Eric V. Anslyn, a supramolecular chemist at the University of Texas, Austin, says “the work is a tour-de-force in molecular design of synthetic receptors,” adding that the “selectivity for glucose is astounding.”

Davis and his team rationally designed the receptor to contain a hollow core with six urea groups as “walls” connecting a pair of triethylmesitylene groups as a “floor” and “ceiling.” These aromatic caps are arranged to form CH-π interactions with glucose when it’s captured in between. The core is surrounded by three dendrimers that make the whole receptor soluble in water. Graduate student Robert A. Tromans synthesized the receptor.

In previous designs, the aromatic floor and ceiling were separated with isophthalamide spacers rather than urea groups. Davis played around with the design on the computer and came up with the urea spacers, which widen the core and make room for more hydrogen-bonding interactions between the receptor and glucose. The urea groups are positioned such that each one forms two hydrogen bonds with oxygen atoms on the glucose molecule.The design “went straight from computer to practice,” Davis says.

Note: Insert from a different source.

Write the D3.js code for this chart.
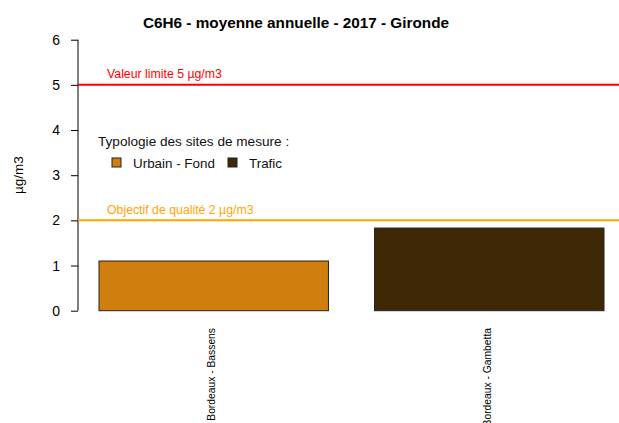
<!DOCTYPE html>
<html>
<head>
<meta charset="utf-8">
<script src="https://cdn.jsdelivr.net/npm/d3@7"></script>
<style>
  html, body { margin: 0; padding: 0; background: #fff; }
  svg { display: block; font-family: "Liberation Sans", Arial, sans-serif; }
</style>
</head>
<body>
<svg id="chart" width="619" height="423"></svg>
<script>
// Annual benzene averages per monitoring site
const sites = ["Bordeaux - Bassens", "Bordeaux - Gambetta"];
const values = [1.10, 1.83];
const siteTypes = ["Urbain - Fond", "Trafic"];
const typeColors = ["#D07F0E", "#3F2806"];
const yTicks = [0, 1, 2, 3, 4, 5, 6];

// Regulatory thresholds
const thresholds = [
  { label: "Valeur limite 5 µg/m3", value: 5, color: "#FF0000" },
  { label: "Objectif de qualité 2 µg/m3", value: 2, color: "#FFA500" }
];

const svg = d3.select("#chart");
const W = 619;

const y = d3.scaleLinear().domain([0, 6]).range([310.7, 39.7]);
const x = d3.scaleBand().domain(sites).range([99, 604])
  .paddingInner(0.1673).paddingOuter(0);
const color = d3.scaleOrdinal().domain(siteTypes).range(typeColors);

// Title
svg.append("text")
  .attr("x", 296).attr("y", 28)
  .attr("text-anchor", "middle")
  .attr("font-size", 15.3).attr("font-weight", "bold")
  .text("C6H6 - moyenne annuelle - 2017 - Gironde");

// Y axis
const yAxis = svg.append("g")
  .attr("transform", "translate(78,0)")
  .call(d3.axisLeft(y).tickValues(yTicks).tickSize(7).tickPadding(11).tickFormat(d3.format("d")));
yAxis.select(".domain").attr("stroke", "#000").attr("d", `M0,${y(0)}V${y(6)}`);
yAxis.selectAll(".tick line").attr("stroke", "#000");
yAxis.selectAll(".tick text")
  .attr("font-size", 14).attr("fill", "#000")
  .attr("font-family", "Liberation Sans, Arial, sans-serif");

svg.append("text")
  .attr("transform", `translate(23,${y(3)}) rotate(-90)`)
  .attr("text-anchor", "middle")
  .attr("font-size", 13.5)
  .text("µg/m3");

// Bars
svg.append("g").selectAll("rect")
  .data(sites)
  .join("rect")
  .attr("x", d => x(d))
  .attr("width", x.bandwidth())
  .attr("y", (d, i) => y(values[i]))
  .attr("height", (d, i) => y(0) - y(values[i]))
  .attr("fill", (d, i) => color(siteTypes[i]))
  .attr("stroke", "#222")
  .attr("stroke-width", 1);

// Site labels, rotated under the bars
svg.append("g").selectAll("text")
  .data(sites)
  .join("text")
  .attr("transform", d => `translate(${x(d) + x.bandwidth() / 2 + 1.5},328) rotate(-90)`)
  .attr("text-anchor", "end")
  .attr("font-size", 10.3)
  .text(d => d);

// Threshold lines with labels
thresholds.forEach(t => {
  svg.append("line")
    .attr("x1", 78).attr("x2", W)
    .attr("y1", y(t.value)).attr("y2", y(t.value))
    .attr("stroke", t.color).attr("stroke-width", 2);
  svg.append("text")
    .attr("x", 107).attr("y", y(t.value) - 6.5)
    .attr("font-size", 12.3)
    .attr("fill", t.color)
    .text(t.label);
});

// Legend
const legend = svg.append("g");
legend.append("text")
  .attr("x", 98).attr("y", 146)
  .attr("font-size", 13.6)
  .attr("fill", "#111")
  .text("Typologie des sites de mesure :");
const legendX = [112, 228];
siteTypes.forEach((t, i) => {
  legend.append("rect")
    .attr("x", legendX[i]).attr("y", 158)
    .attr("width", 9).attr("height", 9)
    .attr("fill", color(t)).attr("stroke", "#222");
  legend.append("text")
    .attr("x", legendX[i] + 21).attr("y", 167.5)
    .attr("font-size", 13.4)
    .attr("fill", "#111")
    .text(t);
});
</script>
</body>
</html>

“From a supramolecular perspective, the evolution of receptor designs culminating in the current receptor is a textbook example of insightful, iterative molecular design,” says Bradley D. Smith, a supramolecular chemist at the University of Notre Dame. “The structural innovation to increase the distance between the aromatic roof and floor elements of the receptor structure, which allows an increased number of hydrogen bonding units in the sidewalls, is ingenious.”

The new receptor “is certainly the best synthetic receptor developed so far for glucose, in terms of binding constant and selectivity,” says Evgeny Kataev, a supramolecular chemist at the Technical University of Chemnitz.

The Bristol team assigned the patent for the receptor to Ziylo, a spinout company. In August, Novo Nordisk, a Danish pharmaceutical company with an emphasis on diabetes, bought Ziylo to get the patent, which it plans to use in its efforts to make glucose-responsive insulin molecules.

But Davis’s team isn’t done with the molecule yet. The researchers have started another company called Carbometrics that’s licensing the patent back from Novo Nordisk to develop the receptor for glucose monitoring. Technology of that sort already exists, but “we think we can improve it by incorporating our molecule,” Davis says.